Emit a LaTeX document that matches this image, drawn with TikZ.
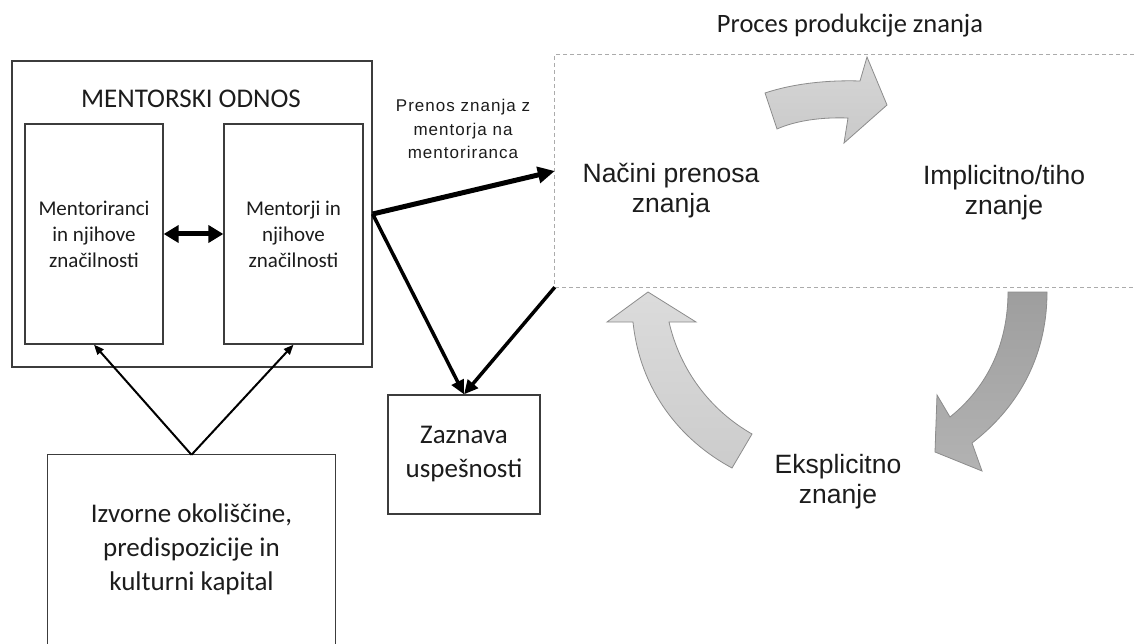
\documentclass[tikz,border=0pt]{standalone}
\usepackage{fontspec}
\setmainfont{Carlito}
\newfontfamily\arialf{Liberation Sans}
\newfontfamily\arialsp[LetterSpace=6]{Liberation Sans}
\usetikzlibrary{arrows.meta}
\definecolor{boxgray}{HTML}{3C3C3C}
\definecolor{txt}{HTML}{1C1C1C}
\definecolor{dashgray}{HTML}{ABABAB}
\definecolor{blkedge}{HTML}{8C8C8C}
\begin{document}
\begin{tikzpicture}[x=1pt,y=-1pt,
  box/.style={draw=boxgray, line width=1.3pt, inner sep=0pt},
  lbl/.style={inner sep=0pt, align=center, text=txt},
  cal27/.style={font=\fontsize{27}{34}\selectfont},
  cal21/.style={font=\fontsize{21}{26}\selectfont},
  ar27/.style={font=\arialf\fontsize{26.5}{30}\selectfont},
  arsmall/.style={font=\arialsp\fontsize{17}{23.5}\selectfont},
  bigarrow/.style={line width=5pt, -{Triangle[length=17pt,width=16pt]}},
  midarrow/.style={line width=3.5pt, -{Triangle[length=14pt,width=13pt]}},
  dblarrow/.style={line width=5pt, {Triangle[length=15pt,width=17pt]}-{Triangle[length=15pt,width=17pt]}},
  thinarrow/.style={line width=2pt, -{Triangle[length=10pt,width=8pt]}},
  blockarrow/.style={draw=blkedge, line width=0.8pt, line join=miter}
]
\useasboundingbox (0,0) rectangle (1134,644);
\fill[white] (0,0) rectangle (1134,644);

% left side boxes
\node[box, minimum width=360pt, minimum height=306pt] (outer) at (192,214) {};
\node[lbl, cal27] (title) at (191,99) {MENTORSKI ODNOS};
\node[box, lbl, cal21, minimum width=138pt, minimum height=220pt] (mentee) at (94,234) {Mentoriranci\\in njihove\\značilnosti};
\node[box, lbl, cal21, minimum width=139pt, minimum height=220pt] (mentor) at (293.5,234) {Mentorji in\\njihove\\značilnosti};

% origin box (cut by the lower edge)
\node[lbl, cal27, minimum width=287pt, minimum height=189pt] (izv) at (191.5,549.5) {Izvorne okoliščine,\\predispozicije in\\kulturni kapital};
\draw[draw=boxgray, line width=1.3pt] (izv.south west) -- (izv.north west) -- (izv.north east) -- (izv.south east);

% success box
\node[box, lbl, cal27, minimum width=152pt, minimum height=119pt] (zaz) at (464,454.5) {Zaznava\\uspešnosti};

% process frame (dashed, open to the right)
\node[minimum width=579pt, minimum height=232pt, inner sep=0pt] (proc) at (844.5,171) {};
\draw[dashgray, line width=0.9pt, dash pattern=on 4pt off 3pt] (proc.north east) -- (proc.north west) -- (proc.south west) -- (proc.south east);
\node[lbl, font=\fontsize{26.5}{30}\selectfont] (ptitle) at (850,26) {Proces produkcije znanja};

% labels in the process
\node[lbl, ar27] (nacini) at (671,191) {Načini prenosa\\znanja};
\node[lbl, ar27] (impl) at (1004,193) {Implicitno/tiho\\znanje};
\node[lbl, ar27] (eksp) at (838,482) {Eksplicitno\\znanje};
\node[lbl, arsmall] (prenos) at (463,129) {Prenos znanja z\\mentorja na\\mentoriranca};

% connectors
\draw[dblarrow] (mentee.east) -- (mentor.west);
\draw[thinarrow] (izv.north) -- (mentee.south);
\draw[thinarrow] (izv.north) -- (mentor.south);
\draw[bigarrow] (outer.east) -- (proc.west);
\draw[midarrow] (outer.east) -- (zaz.north);
\draw[midarrow] (proc.south west) -- (zaz.north);

% curved block arrows of the cycle
\shade[top color=white!84!black, bottom color=white!79!black] (765,93) .. controls (795,83) and (830,80) .. (860,81) -- (867,57) -- (887,105) -- (844,143) -- (848,118) .. controls (820,117) and (795,121) .. (777,129) -- cycle;
\draw[blockarrow] (765,93) .. controls (795,83) and (830,80) .. (860,81) -- (867,57) -- (887,105) -- (844,143) -- (848,118) .. controls (820,117) and (795,121) .. (777,129) -- cycle;

\shade[top color=white!62!black, bottom color=white!70!black] (1008,292) -- (1047,292) .. controls (1047,360) and (1015,410) .. (972,443) -- (982,471) -- (935,452) -- (937,395) -- (950,417) .. controls (990,385) and (1008,340) .. (1008,292) -- cycle;
\draw[blockarrow] (1008,292) -- (1047,292) .. controls (1047,360) and (1015,410) .. (972,443) -- (982,471) -- (935,452) -- (937,395) -- (950,417) .. controls (990,385) and (1008,340) .. (1008,292) -- cycle;

\shade[top color=white!86!black, bottom color=white!80!black] (648,292) -- (696,322) -- (669,322) .. controls (680,370) and (710,410) .. (752,434) -- (732,468) .. controls (680,440) and (640,390) .. (633,322) -- (607,322) -- cycle;
\draw[blockarrow] (648,292) -- (696,322) -- (669,322) .. controls (680,370) and (710,410) .. (752,434) -- (732,468) .. controls (680,440) and (640,390) .. (633,322) -- (607,322) -- cycle;
\end{tikzpicture}
\end{document}
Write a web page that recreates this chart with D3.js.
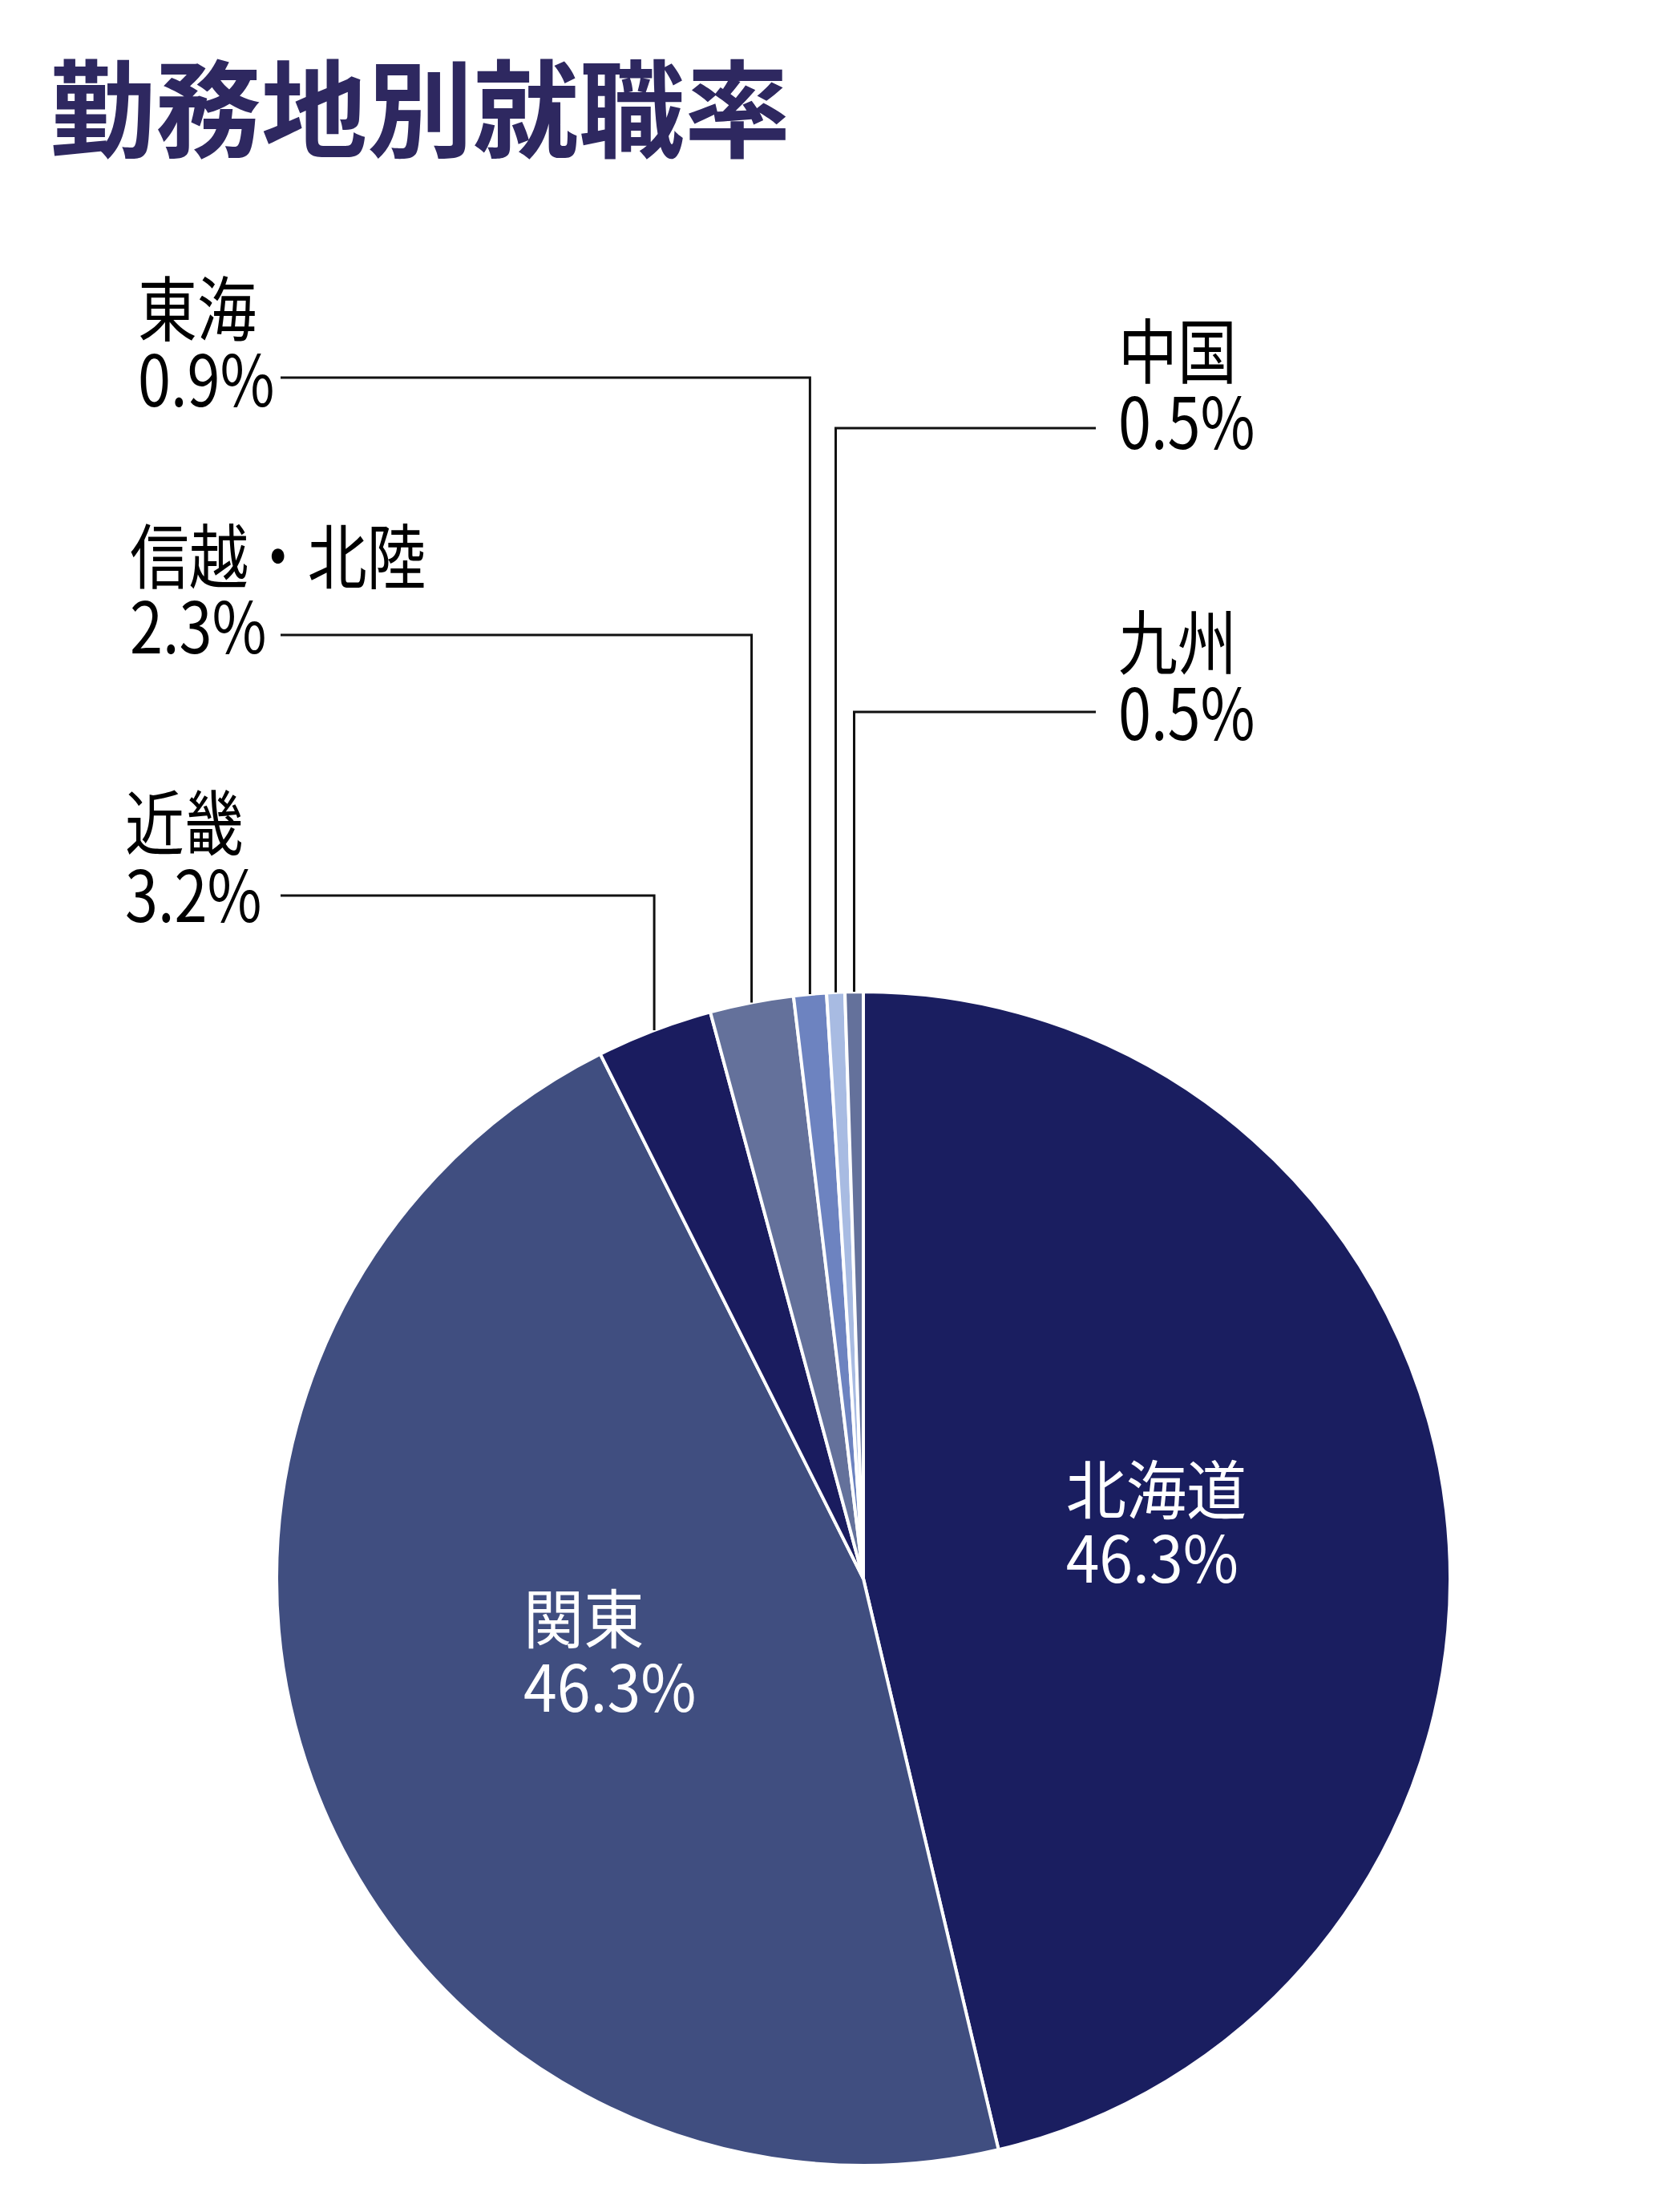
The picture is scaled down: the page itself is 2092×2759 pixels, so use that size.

## Directions
Any pictures should be dropped; transcribe the rest of the records above exactly.

## Answer for this exercise
Emit a LaTeX document that matches this image, drawn with TikZ.
\documentclass[tikz,border=0pt]{standalone}
\usepackage{fontspec}
\setmainfont{Carlito}
\newfontfamily\arialf{Liberation Sans}
\newfontfamily\arialsp[LetterSpace=6]{Liberation Sans}
\usetikzlibrary{arrows.meta}
\definecolor{boxgray}{HTML}{3C3C3C}
\definecolor{txt}{HTML}{1C1C1C}
\definecolor{dashgray}{HTML}{ABABAB}
\definecolor{blkedge}{HTML}{8C8C8C}
\begin{document}
\begin{tikzpicture}[x=1pt,y=-1pt,
  box/.style={draw=boxgray, line width=1.3pt, inner sep=0pt},
  lbl/.style={inner sep=0pt, align=center, text=txt},
  cal27/.style={font=\fontsize{27}{34}\selectfont},
  cal21/.style={font=\fontsize{21}{26}\selectfont},
  ar27/.style={font=\arialf\fontsize{26.5}{30}\selectfont},
  arsmall/.style={font=\arialsp\fontsize{17}{23.5}\selectfont},
  bigarrow/.style={line width=5pt, -{Triangle[length=17pt,width=16pt]}},
  midarrow/.style={line width=3.5pt, -{Triangle[length=14pt,width=13pt]}},
  dblarrow/.style={line width=5pt, {Triangle[length=15pt,width=17pt]}-{Triangle[length=15pt,width=17pt]}},
  thinarrow/.style={line width=2pt, -{Triangle[length=10pt,width=8pt]}},
  blockarrow/.style={draw=blkedge, line width=0.8pt, line join=miter}
]
\useasboundingbox (0,0) rectangle (1134,644);
\fill[white] (0,0) rectangle (1134,644);

% left side boxes
\node[box, minimum width=360pt, minimum height=306pt] (outer) at (192,214) {};
\node[lbl, cal27] (title) at (191,99) {MENTORSKI ODNOS};
\node[box, lbl, cal21, minimum width=138pt, minimum height=220pt] (mentee) at (94,234) {Mentoriranci\\in njihove\\značilnosti};
\node[box, lbl, cal21, minimum width=139pt, minimum height=220pt] (mentor) at (293.5,234) {Mentorji in\\njihove\\značilnosti};

% origin box (cut by the lower edge)
\node[lbl, cal27, minimum width=287pt, minimum height=189pt] (izv) at (191.5,549.5) {Izvorne okoliščine,\\predispozicije in\\kulturni kapital};
\draw[draw=boxgray, line width=1.3pt] (izv.south west) -- (izv.north west) -- (izv.north east) -- (izv.south east);

% success box
\node[box, lbl, cal27, minimum width=152pt, minimum height=119pt] (zaz) at (464,454.5) {Zaznava\\uspešnosti};

% process frame (dashed, open to the right)
\node[minimum width=579pt, minimum height=232pt, inner sep=0pt] (proc) at (844.5,171) {};
\draw[dashgray, line width=0.9pt, dash pattern=on 4pt off 3pt] (proc.north east) -- (proc.north west) -- (proc.south west) -- (proc.south east);
\node[lbl, font=\fontsize{26.5}{30}\selectfont] (ptitle) at (850,26) {Proces produkcije znanja};

% labels in the process
\node[lbl, ar27] (nacini) at (671,191) {Načini prenosa\\znanja};
\node[lbl, ar27] (impl) at (1004,193) {Implicitno/tiho\\znanje};
\node[lbl, ar27] (eksp) at (838,482) {Eksplicitno\\znanje};
\node[lbl, arsmall] (prenos) at (463,129) {Prenos znanja z\\mentorja na\\mentoriranca};

% connectors
\draw[dblarrow] (mentee.east) -- (mentor.west);
\draw[thinarrow] (izv.north) -- (mentee.south);
\draw[thinarrow] (izv.north) -- (mentor.south);
\draw[bigarrow] (outer.east) -- (proc.west);
\draw[midarrow] (outer.east) -- (zaz.north);
\draw[midarrow] (proc.south west) -- (zaz.north);

% curved block arrows of the cycle
\shade[top color=white!84!black, bottom color=white!79!black] (765,93) .. controls (795,83) and (830,80) .. (860,81) -- (867,57) -- (887,105) -- (844,143) -- (848,118) .. controls (820,117) and (795,121) .. (777,129) -- cycle;
\draw[blockarrow] (765,93) .. controls (795,83) and (830,80) .. (860,81) -- (867,57) -- (887,105) -- (844,143) -- (848,118) .. controls (820,117) and (795,121) .. (777,129) -- cycle;

\shade[top color=white!62!black, bottom color=white!70!black] (1008,292) -- (1047,292) .. controls (1047,360) and (1015,410) .. (972,443) -- (982,471) -- (935,452) -- (937,395) -- (950,417) .. controls (990,385) and (1008,340) .. (1008,292) -- cycle;
\draw[blockarrow] (1008,292) -- (1047,292) .. controls (1047,360) and (1015,410) .. (972,443) -- (982,471) -- (935,452) -- (937,395) -- (950,417) .. controls (990,385) and (1008,340) .. (1008,292) -- cycle;

\shade[top color=white!86!black, bottom color=white!80!black] (648,292) -- (696,322) -- (669,322) .. controls (680,370) and (710,410) .. (752,434) -- (732,468) .. controls (680,440) and (640,390) .. (633,322) -- (607,322) -- cycle;
\draw[blockarrow] (648,292) -- (696,322) -- (669,322) .. controls (680,370) and (710,410) .. (752,434) -- (732,468) .. controls (680,440) and (640,390) .. (633,322) -- (607,322) -- cycle;
\end{tikzpicture}
\end{document}
Write a web page that recreates this chart with D3.js.
The picture is scaled down: the page itself is 2092×2759 pixels, so use that size.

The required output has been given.